╭─ Data lines

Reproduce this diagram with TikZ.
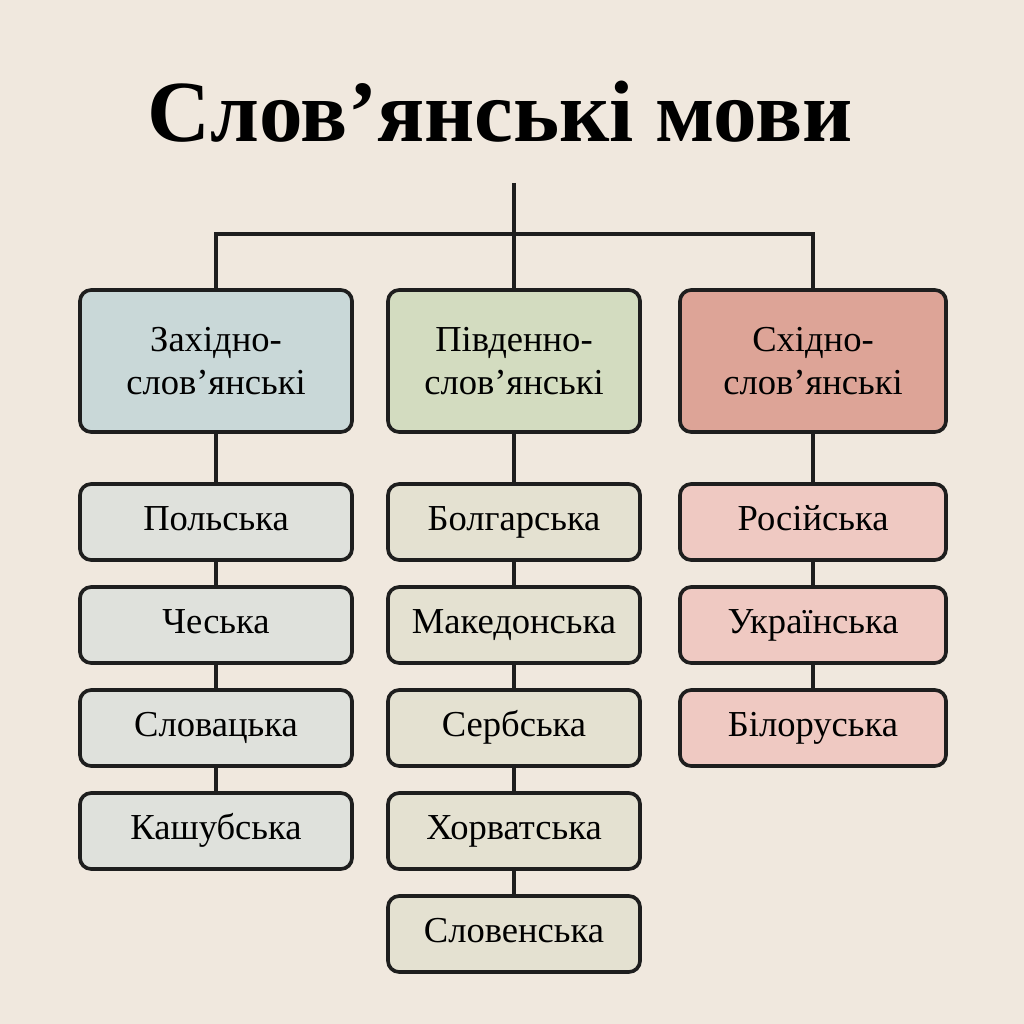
\documentclass[tikz,border=0pt]{standalone}
\usepackage{fontspec}
\setmainfont{Liberation Serif}
\usetikzlibrary{positioning}
\definecolor{paper}{HTML}{F0E8DE}
\definecolor{ink}{HTML}{1E1E1E}
\definecolor{westhead}{HTML}{C9D8D8}
\definecolor{southhead}{HTML}{D3DCC0}
\definecolor{easthead}{HTML}{DDA497}
\definecolor{westlang}{HTML}{DFE1DC}
\definecolor{southlang}{HTML}{E4E1D1}
\definecolor{eastlang}{HTML}{EFC9C2}
\tikzset{
	group/.style={draw=ink,line width=2.6pt,rounded corners=8pt,minimum height=3.55cm,align=center,font=\fontsize{26}{31}\selectfont},
	lang/.style={draw=ink,line width=2.6pt,rounded corners=8pt,minimum height=1.9cm,text height=0.62cm,text depth=0.2cm,font=\fontsize{26}{31}\selectfont},
	link/.style={draw=ink,line width=2.6pt}
}
\begin{document}
\begin{tikzpicture}[x=0.025cm,y=-0.025cm]
\fill[paper] (0,0) rectangle (1024,1024);
\useasboundingbox (0,0) rectangle (1024,1024);

\node[font=\fontsize{62}{68}\selectfont\bfseries] (title) at (500,112) {Слов’янські мови};

\node[group,fill=westhead,minimum width=6.8cm] (west) at (216,361) {Західно-\\слов’янські};
\node[group,fill=southhead,minimum width=6.3cm] (south) at (514,361) {Південно-\\слов’янські};
\node[group,fill=easthead,minimum width=6.65cm] (east) at (813,361) {Східно-\\слов’янські};

\coordinate (top) at (514,183);
\coordinate (hub) at (514,234);
\draw[link] (top) -- (hub);
\draw[link] (west.north) |- (hub) -| (east.north);
\draw[link] (hub) -- (south.north);

\foreach \name [count=\k] in {Польська,Чеська,Словацька,Кашубська}
	\node[lang,fill=westlang,minimum width=6.8cm] (w\k) at (216,419+103*\k) {\name};
\foreach \name [count=\k] in {Болгарська,Македонська,Сербська,Хорватська,Словенська}
	\node[lang,fill=southlang,minimum width=6.3cm] (s\k) at (514,419+103*\k) {\name};
\foreach \name [count=\k] in {Російська,Українська,Білоруська}
	\node[lang,fill=eastlang,minimum width=6.65cm] (e\k) at (813,419+103*\k) {\name};

\draw[link] (west) -- (w1) (w1) -- (w2) (w2) -- (w3) (w3) -- (w4);
\draw[link] (south) -- (s1) (s1) -- (s2) (s2) -- (s3) (s3) -- (s4) (s4) -- (s5);
\draw[link] (east) -- (e1) (e1) -- (e2) (e2) -- (e3);
\end{tikzpicture}
\end{document}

╰─

Set task: Extract all the data above exactly, excluding every picture.

Response:
Reproduce this diagram with TikZ.
\documentclass[tikz,border=0pt]{standalone}
\usepackage{fontspec}
\setmainfont{Liberation Serif}
\usetikzlibrary{positioning}
\definecolor{paper}{HTML}{F0E8DE}
\definecolor{ink}{HTML}{1E1E1E}
\definecolor{westhead}{HTML}{C9D8D8}
\definecolor{southhead}{HTML}{D3DCC0}
\definecolor{easthead}{HTML}{DDA497}
\definecolor{westlang}{HTML}{DFE1DC}
\definecolor{southlang}{HTML}{E4E1D1}
\definecolor{eastlang}{HTML}{EFC9C2}
\tikzset{
	group/.style={draw=ink,line width=2.6pt,rounded corners=8pt,minimum height=3.55cm,align=center,font=\fontsize{26}{31}\selectfont},
	lang/.style={draw=ink,line width=2.6pt,rounded corners=8pt,minimum height=1.9cm,text height=0.62cm,text depth=0.2cm,font=\fontsize{26}{31}\selectfont},
	link/.style={draw=ink,line width=2.6pt}
}
\begin{document}
\begin{tikzpicture}[x=0.025cm,y=-0.025cm]
\fill[paper] (0,0) rectangle (1024,1024);
\useasboundingbox (0,0) rectangle (1024,1024);

\node[font=\fontsize{62}{68}\selectfont\bfseries] (title) at (500,112) {Слов’янські мови};

\node[group,fill=westhead,minimum width=6.8cm] (west) at (216,361) {Західно-\\слов’янські};
\node[group,fill=southhead,minimum width=6.3cm] (south) at (514,361) {Південно-\\слов’янські};
\node[group,fill=easthead,minimum width=6.65cm] (east) at (813,361) {Східно-\\слов’янські};

\coordinate (top) at (514,183);
\coordinate (hub) at (514,234);
\draw[link] (top) -- (hub);
\draw[link] (west.north) |- (hub) -| (east.north);
\draw[link] (hub) -- (south.north);

\foreach \name [count=\k] in {Польська,Чеська,Словацька,Кашубська}
	\node[lang,fill=westlang,minimum width=6.8cm] (w\k) at (216,419+103*\k) {\name};
\foreach \name [count=\k] in {Болгарська,Македонська,Сербська,Хорватська,Словенська}
	\node[lang,fill=southlang,minimum width=6.3cm] (s\k) at (514,419+103*\k) {\name};
\foreach \name [count=\k] in {Російська,Українська,Білоруська}
	\node[lang,fill=eastlang,minimum width=6.65cm] (e\k) at (813,419+103*\k) {\name};

\draw[link] (west) -- (w1) (w1) -- (w2) (w2) -- (w3) (w3) -- (w4);
\draw[link] (south) -- (s1) (s1) -- (s2) (s2) -- (s3) (s3) -- (s4) (s4) -- (s5);
\draw[link] (east) -- (e1) (e1) -- (e2) (e2) -- (e3);
\end{tikzpicture}
\end{document}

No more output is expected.